Whenever a line contains the string "that", copy it out of the entries.
********************
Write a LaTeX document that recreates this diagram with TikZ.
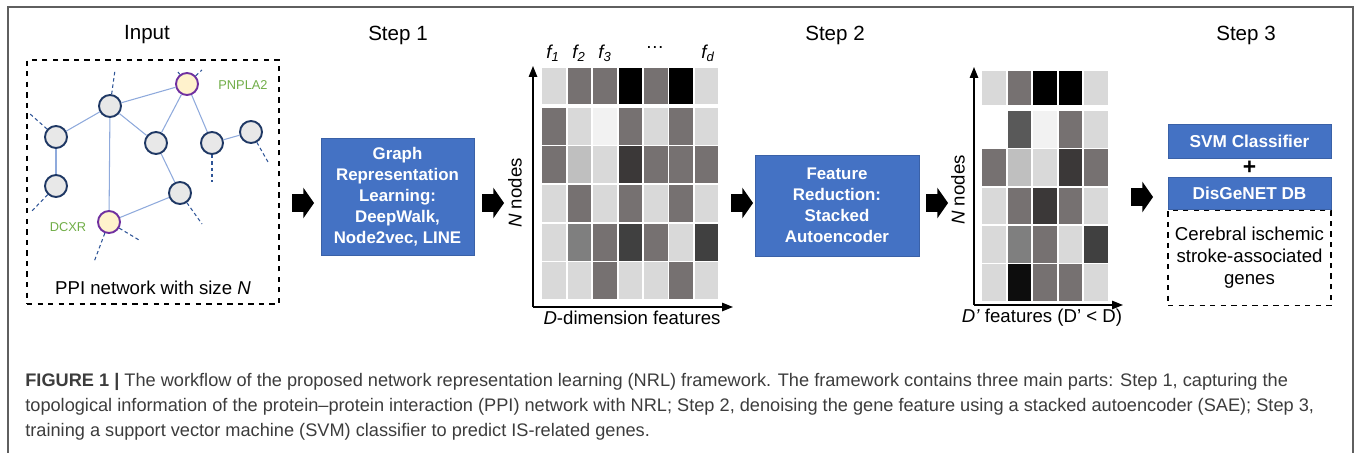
\documentclass[tikz,border=0pt]{standalone}
\usepackage{fontspec}
\setmainfont{Liberation Sans}
\usepackage{xcolor}
\usepackage{tikz}
\usetikzlibrary{arrows.meta,positioning,calc,shapes.arrows}
\definecolor{ink}{RGB}{0,0,0}
\definecolor{boxblue}{RGB}{68,114,196}
\definecolor{framegray}{RGB}{95,95,95}
\definecolor{navy}{RGB}{31,56,100}
\definecolor{edgeblue}{RGB}{143,170,220}
\definecolor{stubblue}{RGB}{47,85,151}
\definecolor{hitpurple}{RGB}{112,48,160}
\definecolor{hitfill}{RGB}{255,242,204}
\definecolor{nodefill}{RGB}{232,232,232}
\definecolor{genegreen}{RGB}{112,173,71}
\definecolor{captext}{RGB}{60,60,60}
% cell shades
\definecolor{cL}{RGB}{217,217,217}
\definecolor{cM}{RGB}{118,113,113}
\definecolor{cK}{RGB}{0,0,0}
\definecolor{cW}{RGB}{242,242,242}
\definecolor{cS}{RGB}{191,191,191}
\definecolor{cD}{RGB}{59,56,56}
\definecolor{cG}{RGB}{127,127,127}
\definecolor{cN}{RGB}{64,64,64}
\definecolor{cE}{RGB}{89,89,89}
\definecolor{cB}{RGB}{13,13,13}
\definecolor{cO}{RGB}{255,255,255}
\newcommand{\featlab}[1]{\textit{f\textsubscript{#1}}}
\tikzset{
  heading/.style={font=\fontsize{11.7}{14}\selectfont,text=ink},
  body/.style={font=\fontsize{10.6}{12.5}\selectfont,align=center,text=ink},
  stepbox/.style={fill=boxblue,draw=boxblue!85!black,text=white,align=center,
    font=\fontsize{9.6}{11.9}\selectfont\bfseries,inner sep=0pt},
  protein/.style={circle,draw=navy,line width=1.1pt,fill=nodefill,
    minimum size=0.44cm,inner sep=0pt},
  hit/.style={protein,draw=hitpurple,fill=hitfill},
  link/.style={edgeblue,line width=0.6pt},
  stub/.style={stubblue,line width=0.6pt,dash pattern=on 2pt off 1.6pt},
  genelabel/.style={text=genegreen,font=\fontsize{7.3}{9}\selectfont},
  push/.style={single arrow,fill=black,inner xsep=0.15cm,inner ysep=0.17cm,
    single arrow head extend=0.13cm,single arrow tip angle=110},
  axis/.style={line width=0.8pt,-{Triangle[length=2.2mm,width=1.7mm]}},
  cell/.style={draw=white,line width=1pt},
  caption/.style={font=\fontsize{10.35}{12}\selectfont,text=captext,anchor=base west,inner sep=0pt}
}
\begin{document}
\begin{tikzpicture}[x=0.02cm,y=-0.02cm]
  \useasboundingbox (0,0) rectangle (1357,453);
  \draw[framegray,line width=0.8pt] (8,453) -- (8,7) -- (1353,7) -- (1353,453);

  % headings
  \node[heading] (input) at (147,35) {Input};
  \node[heading] (step1) at (398,35) {Step 1};
  \node[heading] (step2) at (835,35) {Step 2};
  \node[heading] (step3) at (1246,35) {Step 3};

  % input network
  \node[draw,dashed,line width=0.6pt,minimum width=5.04cm,minimum height=4.88cm] (inbox) at (153,182) {};
  \node[body] (ppi) at (153,288) {PPI network with size \textit{N}};
  \node[hit] (pnpla) at (187,84) {};
  \node[protein] (hub) at (110,106) {};
  \node[protein] (lefta) at (56,137) {};
  \node[protein] (leftb) at (56,186) {};
  \node[protein] (mid) at (156,143) {};
  \node[protein] (righta) at (212,143) {};
  \node[protein] (rightb) at (251,132) {};
  \node[protein] (lowmid) at (180,193) {};
  \node[hit] (dcxr) at (109,222) {};
  \node[genelabel] at (243,85) {PNPLA2};
  \node[genelabel] at (68,227) {DCXR};
  \foreach \a/\b in {hub/pnpla,hub/lefta,hub/mid,hub/dcxr,pnpla/mid,pnpla/righta,
    righta/rightb,lefta/leftb,mid/lowmid,lowmid/dcxr}
    {\draw[link] (\a) -- (\b);}
  \coordinate (s1) at (115,70);
  \coordinate (s2) at (178,72);
  \coordinate (s3) at (202,70);
  \coordinate (s4) at (29,113);
  \coordinate (s5) at (212,182);
  \coordinate (s6) at (268,162);
  \coordinate (s7) at (31,212);
  \coordinate (s8) at (202,224);
  \coordinate (s9) at (139,240);
  \coordinate (s10) at (94,262);
  \foreach \a/\b in {hub/s1,pnpla/s2,pnpla/s3,lefta/s4,righta/s5,rightb/s6,
    leftb/s7,lowmid/s8,dcxr/s9,dcxr/s10}
    {\draw[stub] (\a) -- (\b);}

  % step 1
  \node[push] (p1) at (300,203) {};
  \node[stepbox,minimum width=3.06cm,minimum height=2.34cm] (grl) at (397.5,196.5)
    {Graph\\Representation\\Learning:\\DeepWalk,\\Node2vec, LINE};
  \node[push] (p2) at (490,203) {};

  % feature matrix
  \foreach \t/\h/\row in {67.5/37/{cL,cM,cM,cK,cM,cK,cL},
    107/38.6/{cM,cL,cW,cM,cL,cM,cL},145.6/38.6/{cM,cS,cL,cD,cM,cM,cM},
    184.2/38.6/{cL,cM,cL,cM,cL,cM,cL},222.8/38.6/{cL,cG,cM,cN,cM,cL,cN},
    261.4/38.6/{cL,cL,cM,cL,cL,cM,cL}}
    {\foreach \s [count=\c] in \row
      {\filldraw[cell,fill=\s] ({541.5+(\c-1)*25.4},\t) rectangle ({541.5+\c*25.4},\t+\h);}}
  \coordinate (o1) at (533,307);
  \coordinate (y1) at (533,66);
  \coordinate (x1) at (733,307);
  \draw[axis] (o1) -- (y1);
  \draw[axis] (o1) -- (x1);
  \node[body] (f1) at (553,53) {\featlab{1}};
  \node[body] (f2) at (579,53) {\featlab{2}};
  \node[body] (f3) at (605,53) {\featlab{3}};
  \node[body] (fdots) at (655,48) {…};
  \node[body] (fd) at (708,53) {\featlab{d}};
  \node[body,rotate=90] (rows1) at (515,193) {\textit{N} nodes};
  \node[body] (cols1) at (632,318) {\textit{D}-dimension features};

  % step 2
  \node[push] (p3) at (739,203) {};
  \node[stepbox,minimum width=3.28cm,minimum height=2.02cm] (sae) at (837,205.5)
    {Feature\\Reduction:\\Stacked\\Autoencoder};
  \node[push] (p4) at (934,203) {};

  % reduced matrix
  \foreach \t/\h/\row in {70/36/{cL,cM,cK,cK,cL},
    110/38.4/{cO,cE,cW,cM,cL},148.4/38.4/{cM,cS,cL,cD,cM},
    186.8/38.4/{cL,cM,cD,cM,cL},225.2/38.4/{cL,cG,cM,cL,cN},
    263.6/38.4/{cL,cB,cM,cM,cL}}
    {\foreach \s [count=\c] in \row
      {\filldraw[cell,fill=\s] ({981.5+(\c-1)*25.4},\t) rectangle ({981.5+\c*25.4},\t+\h);}}
  \coordinate (o2) at (974,305);
  \coordinate (y2) at (974,67);
  \coordinate (x2) at (1123,305);
  \draw[axis] (o2) -- (y2);
  \draw[axis] (o2) -- (x2);
  \node[body,rotate=90] (rows2) at (958,190) {\textit{N} nodes};
  \node[body] (cols2) at (1042,318) {\textit{D’} features (D’ < D)};

  % step 3
  \node[push] (p5) at (1139,197) {};
  \node[stepbox,minimum width=3.26cm,minimum height=0.68cm,font=\fontsize{9.8}{12}\selectfont\bfseries] (svm) at (1249.5,141) {SVM Classifier};
  \node[stepbox,minimum width=3.26cm,minimum height=0.64cm,font=\fontsize{9.8}{12}\selectfont\bfseries,below=0.38cm of svm] (dis) {DisGeNET DB};
  \node[font=\fontsize{13}{13}\selectfont\bfseries] (plus) at ($(svm.south)!0.5!(dis.north)$) {+};
  \node[draw,dashed,line width=0.6pt,minimum width=3.26cm,minimum height=1.9cm,
    below=0pt of dis,body] (genes) {Cerebral ischemic\\stroke-associated\\genes};

  % caption
  \node[caption] (cap1) at (25,386) {\textbf{FIGURE 1 |} The workflow of the proposed network representation learning (NRL) framework. The framework contains three main parts: Step 1, capturing the};
  \node[caption] (cap2) at (25,411) {topological information of the protein–protein interaction (PPI) network with NRL; Step 2, denoising the gene feature using a stacked autoencoder (SAE); Step 3,};
  \node[caption] (cap3) at (25,436) {training a support vector machine (SVM) classifier to predict IS-related genes.};
\end{tikzpicture}
\end{document}
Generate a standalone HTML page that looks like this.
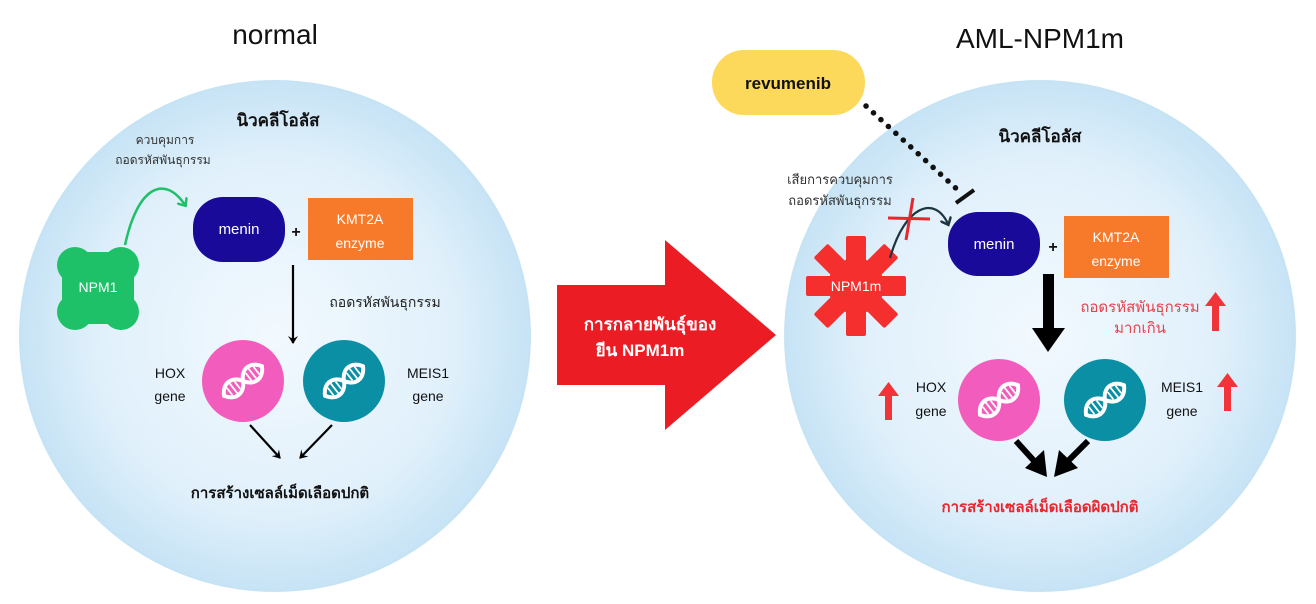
<!DOCTYPE html>
<html><head><meta charset="utf-8"><style>
html,body{margin:0;padding:0;background:#fff;}
svg{display:block;font-family:"Liberation Sans","DejaVu Sans","Noto Sans CJK SC",sans-serif;}
</style></head><body>
<svg width="1316" height="604" viewBox="0 0 1316 604" xmlns="http://www.w3.org/2000/svg">
<defs>
<radialGradient id="cg" cx="50%" cy="50%" r="50%">
<stop offset="0" stop-color="#f2f9fe"/><stop offset="0.7" stop-color="#e0f0fb"/><stop offset="1" stop-color="#c6e3f5"/>
</radialGradient>
<marker id="ah" markerWidth="10" markerHeight="10" refX="7" refY="5" orient="auto" markerUnits="userSpaceOnUse"><path d="M0,0 L8,5 L0,10 L3,5 Z" fill="#000"/></marker>
<marker id="ahg" markerWidth="12" markerHeight="12" refX="6" refY="6" orient="auto" markerUnits="userSpaceOnUse"><path d="M0,0 L7,6 L0,12" fill="none" stroke="#1fbf6a" stroke-width="2.5"/></marker>
<marker id="ahd" markerWidth="12" markerHeight="12" refX="6" refY="6" orient="auto" markerUnits="userSpaceOnUse"><path d="M0,0 L7,6 L0,12" fill="none" stroke="#1d3540" stroke-width="2.5"/></marker>
<g id="dna" fill="none" stroke="#fff" stroke-linecap="round" transform="rotate(-38)">
<path d="M-24,0 C-18,-11 -6,-11 0,0 C6,11 18,11 24,0" stroke-width="4"/>
<path d="M-24,0 C-18,11 -6,11 0,0 C6,-11 18,-11 24,0" stroke-width="4"/>
<path d="M-17,-4 L-17,4 M-12,-6 L-12,6 M-7,-4 L-7,4 M7,-4 L7,4 M12,-6 L12,6 M17,-4 L17,4" stroke-width="1.8"/>
</g>
</defs>

<!-- left cell -->
<circle cx="275" cy="336" r="256" fill="url(#cg)"/>
<text x="275" y="44" font-size="28" text-anchor="middle" fill="#111">normal</text>
<text x="278" y="126" font-size="17" font-weight="bold" text-anchor="middle" fill="#111">นิวคลีโอลัส</text>
<text x="165" y="144" font-size="12" text-anchor="middle" fill="#333">ควบคุมการ</text>
<text x="163" y="164" font-size="12" text-anchor="middle" fill="#333">ถอดรหัสพันธุกรรม</text>
<path d="M125,245 C138,185 165,175 185,205" fill="none" stroke="#1fbf6a" stroke-width="2.5" marker-end="url(#ahg)"/>
<g fill="#1ec168">
<rect x="62" y="252" width="72" height="72" rx="10"/>
<circle cx="75" cy="265" r="18"/><circle cx="121" cy="265" r="18"/><circle cx="75" cy="312" r="18"/><circle cx="121" cy="312" r="18"/>
</g>
<text x="98" y="292" font-size="14" fill="#fff" text-anchor="middle">NPM1</text>
<rect x="193" y="197" width="92" height="65" rx="30" fill="#190a99"/>
<text x="239" y="234" font-size="15" fill="#fff" text-anchor="middle">menin</text>
<text x="296" y="237" font-size="16" font-weight="bold" text-anchor="middle" fill="#111">+</text>
<rect x="308" y="198" width="105" height="62" fill="#f77a2a"/>
<text x="360" y="224" font-size="14" fill="#fff" text-anchor="middle">KMT2A</text>
<text x="360" y="248" font-size="14" fill="#fff" text-anchor="middle">enzyme</text>
<line x1="293" y1="265" x2="293" y2="343" stroke="#000" stroke-width="2.2" marker-end="url(#ah)"/>
<text x="385" y="307" font-size="14" text-anchor="middle" fill="#222">ถอดรหัสพันธุกรรม</text>
<circle cx="243" cy="381" r="41" fill="#f25cbc"/><use href="#dna" x="243" y="381"/>
<circle cx="344" cy="381" r="41" fill="#0b8fa5"/><use href="#dna" x="344" y="381"/>
<text x="170" y="378" font-size="14" text-anchor="middle" fill="#111">HOX</text>
<text x="170" y="401" font-size="14" text-anchor="middle" fill="#111">gene</text>
<text x="428" y="378" font-size="14" text-anchor="middle" fill="#111">MEIS1</text>
<text x="428" y="401" font-size="14" text-anchor="middle" fill="#111">gene</text>
<line x1="250" y1="425" x2="280" y2="458" stroke="#000" stroke-width="2.2" marker-end="url(#ah)"/>
<line x1="332" y1="425" x2="300" y2="458" stroke="#000" stroke-width="2.2" marker-end="url(#ah)"/>
<text x="280" y="498" font-size="15" font-weight="bold" text-anchor="middle" fill="#111">การสร้างเซลล์เม็ดเลือดปกติ</text>

<!-- big arrow -->
<polygon points="557,285 665,285 665,240 776,335 665,430 665,385 557,385" fill="#ec1c24"/>
<text x="650" y="330" font-size="17" font-weight="bold" fill="#fff" text-anchor="middle">การกลายพันธุ์ของ</text>
<text x="640" y="356" font-size="17" font-weight="bold" fill="#fff" text-anchor="middle">ยีน NPM1m</text>

<!-- right cell -->
<circle cx="1040" cy="336" r="256" fill="url(#cg)"/>
<text x="1040" y="48" font-size="28" text-anchor="middle" fill="#111">AML-NPM1m</text>
<rect x="712" y="50" width="153" height="65" rx="32" fill="#fcd95a"/>
<text x="788" y="89" font-size="17" font-weight="bold" text-anchor="middle" fill="#111">revumenib</text>
<line x1="866" y1="106" x2="960" y2="192" stroke="#111" stroke-width="5.5" stroke-dasharray="0.1,10" stroke-linecap="round"/>
<line x1="956" y1="203" x2="974" y2="190" stroke="#111" stroke-width="4"/>
<text x="1040" y="142" font-size="17" font-weight="bold" text-anchor="middle" fill="#111">นิวคลีโอลัส</text>
<text x="840" y="184" font-size="13" text-anchor="middle" fill="#333">เสียการควบคุมการ</text>
<text x="840" y="205" font-size="13" text-anchor="middle" fill="#333">ถอดรหัสพันธุกรรม</text>
<g transform="translate(856,286)" fill="#f52e2e">
<rect id="sp" x="-10" y="-50" width="20" height="100" rx="2"/>
<use href="#sp" transform="rotate(45)"/><use href="#sp" transform="rotate(90)"/><use href="#sp" transform="rotate(135)"/>
<circle r="28"/>
</g>
<text x="856" y="291" font-size="14" fill="#fff" text-anchor="middle">NPM1m</text>
<path d="M890,258 C905,205 935,195 948,224" fill="none" stroke="#1d3540" stroke-width="2.2" marker-end="url(#ahd)"/>
<line x1="888" y1="218" x2="930" y2="219" stroke="#e8262e" stroke-width="3"/>
<line x1="913" y1="198" x2="906" y2="240" stroke="#e8262e" stroke-width="3"/>
<rect x="948" y="212" width="92" height="64" rx="30" fill="#190a99"/>
<text x="994" y="249" font-size="15" fill="#fff" text-anchor="middle">menin</text>
<text x="1053" y="252" font-size="16" font-weight="bold" text-anchor="middle" fill="#111">+</text>
<rect x="1064" y="216" width="105" height="62" fill="#f77a2a"/>
<text x="1116" y="242" font-size="14" fill="#fff" text-anchor="middle">KMT2A</text>
<text x="1116" y="266" font-size="14" fill="#fff" text-anchor="middle">enzyme</text>
<rect x="1043" y="274" width="11" height="56" fill="#000"/>
<polygon points="1032,328 1065,328 1048,352" fill="#000"/>
<text x="1140" y="312" font-size="15" text-anchor="middle" fill="#e8424a">ถอดรหัสพันธุกรรม</text>
<text x="1140" y="333" font-size="15" text-anchor="middle" fill="#e8424a">มากเกิน</text>
<g fill="#f0343a">
<rect x="1212" y="303" width="7" height="28"/><polygon points="1205,306 1226,306 1215.5,292"/>
<rect x="885" y="392" width="7" height="28"/><polygon points="878,396 899,396 888.5,382"/>
<rect x="1224" y="384" width="7" height="27"/><polygon points="1217,387 1238,387 1227.5,373"/>
</g>
<circle cx="999" cy="400" r="41" fill="#f25cbc"/><use href="#dna" x="999" y="400"/>
<circle cx="1105" cy="400" r="41" fill="#0b8fa5"/><use href="#dna" x="1105" y="400"/>
<text x="931" y="392" font-size="14" text-anchor="middle" fill="#111">HOX</text>
<text x="931" y="416" font-size="14" text-anchor="middle" fill="#111">gene</text>
<text x="1182" y="392" font-size="14" text-anchor="middle" fill="#111">MEIS1</text>
<text x="1182" y="416" font-size="14" text-anchor="middle" fill="#111">gene</text>
<line x1="1016" y1="441" x2="1036" y2="463" stroke="#000" stroke-width="6"/>
<polygon points="1025,468 1044,450 1047,477" fill="#000"/>
<line x1="1088" y1="441" x2="1066" y2="463" stroke="#000" stroke-width="6"/>
<polygon points="1078,468 1059,450 1054,477" fill="#000"/>
<text x="1040" y="512" font-size="15" font-weight="bold" text-anchor="middle" fill="#e8262e">การสร้างเซลล์เม็ดเลือดผิดปกติ</text>
</svg>
</body></html>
********************
| RESPONSE TO THE TASK |
Write a LaTeX document that recreates this diagram with TikZ.
Generate a standalone HTML page that looks like this.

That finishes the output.